Scarlett O’Hara Syndrome

Posted: March 16, 2009 in Uncategorized

“Well, fiddle-dee-dee. I’ll think about it tomorrow.” Procrastination. My mom and I always kid about my intense need and tendency to put things off until later, but lately, it’s become a huge issue for me. Well, ok…not just lately. I’ve had issues with it on-and-off for several years, but it hasn’t been until the last couple of months that I’ve actually felt compelled to do something about it. As an aside, in talking with my brother a few weeks ago, I was interested to hear that he was struggling with the same thing. Hm…maybe it’s genetic.
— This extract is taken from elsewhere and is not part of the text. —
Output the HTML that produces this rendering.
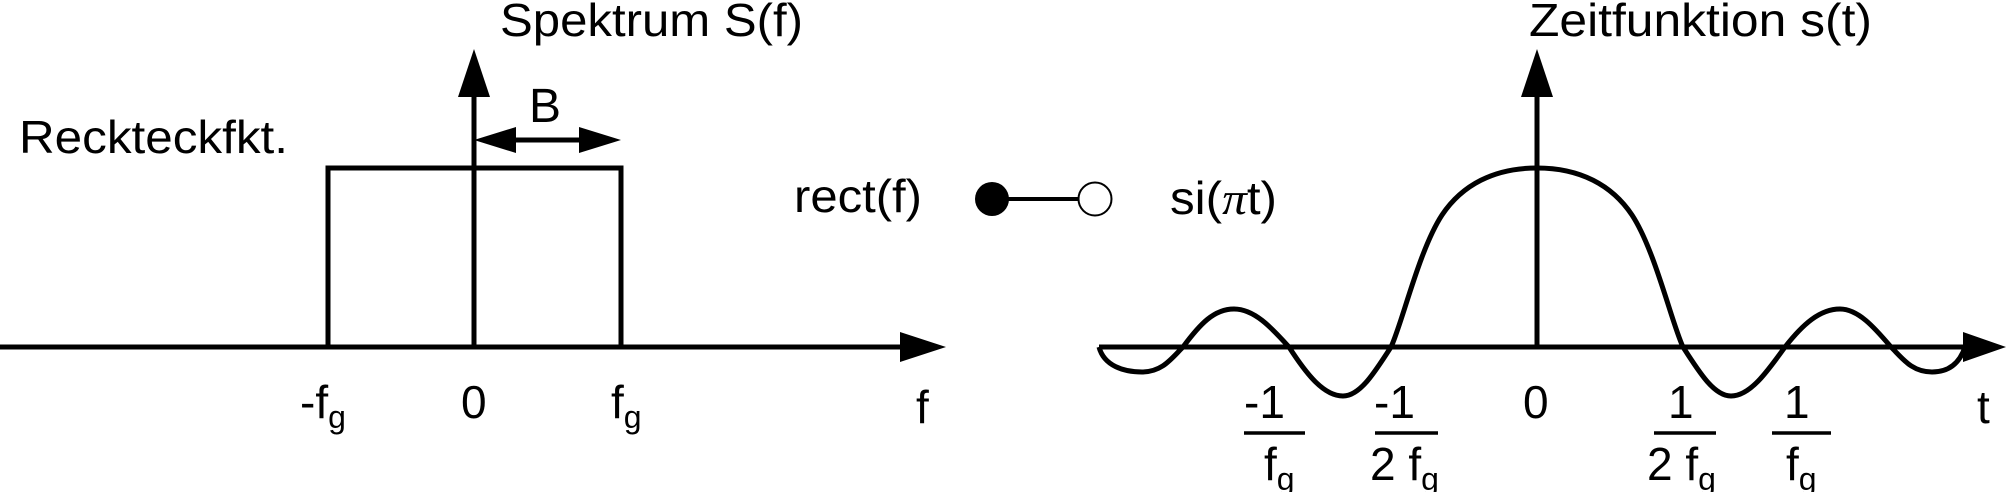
<!DOCTYPE html>
<html><head><meta charset="utf-8"><style>
html,body{margin:0;padding:0;background:#fff;}
svg{display:block;}
text{font-family:"Liberation Sans",sans-serif;fill:#000;}
</style></head><body>
<svg width="2008" height="492" viewBox="0 0 2008 492" xmlns="http://www.w3.org/2000/svg">
<g stroke="#000" stroke-width="5" fill="none">
  <line x1="0" y1="347" x2="905" y2="347"/>
  <line x1="474" y1="347" x2="474" y2="92"/>
  <polyline points="328,347 328,168 621,168 621,347"/>
  <line x1="500" y1="140" x2="595" y2="140"/>
  <line x1="992" y1="199" x2="1078" y2="199" stroke-width="4"/>
  <line x1="1099" y1="347" x2="1970" y2="347"/>
  <line x1="1537" y1="347" x2="1537" y2="92"/>
  <path stroke-width="5" d="M1099 347 C1104 366 1124 372 1142 372 C1162 372 1171 359 1183 347 C1200 324 1214 309 1234 309 C1254 309 1271 327 1289 347 C1307 375 1324 396 1343 396 C1360 396 1375 372 1391 347 C1402 324 1419 250 1442 215 C1462 185 1494 168 1537 168 C1580 168 1612 185 1632 215 C1655 250 1672 324 1683 347 C1699 372 1714 396 1731 396 C1750 396 1767 372 1785 347 C1803 324 1820 309 1840 309 C1858 309 1874 327 1891 347 C1903 359 1912 372 1932 372 C1950 372 1960 362 1965 347"/>
  <line x1="1244" y1="433" x2="1305" y2="433" stroke-width="3.5"/>
  <line x1="1375" y1="433" x2="1438" y2="433" stroke-width="3.5"/>
  <line x1="1654" y1="433" x2="1716" y2="433" stroke-width="3.5"/>
  <line x1="1772" y1="433" x2="1831" y2="433" stroke-width="3.5"/>
</g>
<g fill="#000">
  <polygon points="900,332 946,347 900,362"/>
  <polygon points="458,97 474,49 490,97"/>
  <polygon points="474,140 516,127 516,153"/>
  <polygon points="621,140 579,127 579,153"/>
  <polygon points="1963,332 2006,347 1963,362"/>
  <polygon points="1521,97 1537,49 1553,97"/>
  <circle cx="992" cy="199" r="17"/>
</g>
<circle cx="1095" cy="199" r="16.5" fill="#fff" stroke="#000" stroke-width="2"/>

<g font-size="46">
  <text x="500" y="36" textLength="303" lengthAdjust="spacingAndGlyphs">Spektrum S(f)</text>
  <text x="19" y="153" textLength="269" lengthAdjust="spacingAndGlyphs">Reckteckfkt.</text>
  <text x="529" y="122" font-size="48">B</text>
  <text x="794" y="212" textLength="128" lengthAdjust="spacingAndGlyphs">rect(f)</text>
  <text x="1170" y="214" textLength="107" lengthAdjust="spacingAndGlyphs">si(<tspan font-family="Liberation Serif" font-style="italic">π</tspan>t)</text>
  <text x="1529" y="36" textLength="343" lengthAdjust="spacingAndGlyphs">Zeitfunktion s(t)</text>
</g>
<g font-size="46">
  <text x="300" y="418">-f<tspan font-size="32" dy="10">g</tspan></text>
  <text x="461" y="418">0</text>
  <text x="611" y="418">f<tspan font-size="32" dy="10">g</tspan></text>
  <text x="916" y="423">f</text>
  <text x="1523" y="418">0</text>
  <text x="1977" y="423">t</text>
  <text x="1244" y="418">-1</text>
  <text x="1264" y="480">f<tspan font-size="32" dy="10">g</tspan></text>
  <text x="1374" y="418">-1</text>
  <text x="1370" y="480">2 f<tspan font-size="32" dy="10">g</tspan></text>
  <text x="1668" y="418">1</text>
  <text x="1647" y="480">2 f<tspan font-size="32" dy="10">g</tspan></text>
  <text x="1784" y="418">1</text>
  <text x="1786" y="480">f<tspan font-size="32" dy="10">g</tspan></text>
</g>
</svg>
</body></html>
People who procrastinate run a wide spectrum, from those who occasionally put off starting that home decorating project they have been meaning to get to for the past 3 years, to those who don’t take out the garbage, clean, feed the dog, eat, and are always late for work. I’m somewhere in the middle, and I have improved a bit in the last few years. I have a cat, and I feel a great deal of responsibility for her welfare, so she gets her food and water regulary, and her kitty litter box is always kept clean and fresh. But until recently, it was hard to find a place to sit in my apartment, old computers that I meant to recycle sat for probably a year waiting to be taken just a few miles to the recycling center, and bills piled up on a regular basis, unpaid and cluttering whatever empty space happened to be available.

It takes self-discipline to overcome procrastination, and today my bills are paid on time, the computers have been recycled, and my apartment is clean enough for guests. But I’m realizing I didn’t do it as a matter of self-respect; I did it for the happiness and pleasure of another. I’m actually ok with that right now, because I can feel the self-respect growing. It’s a good feeling.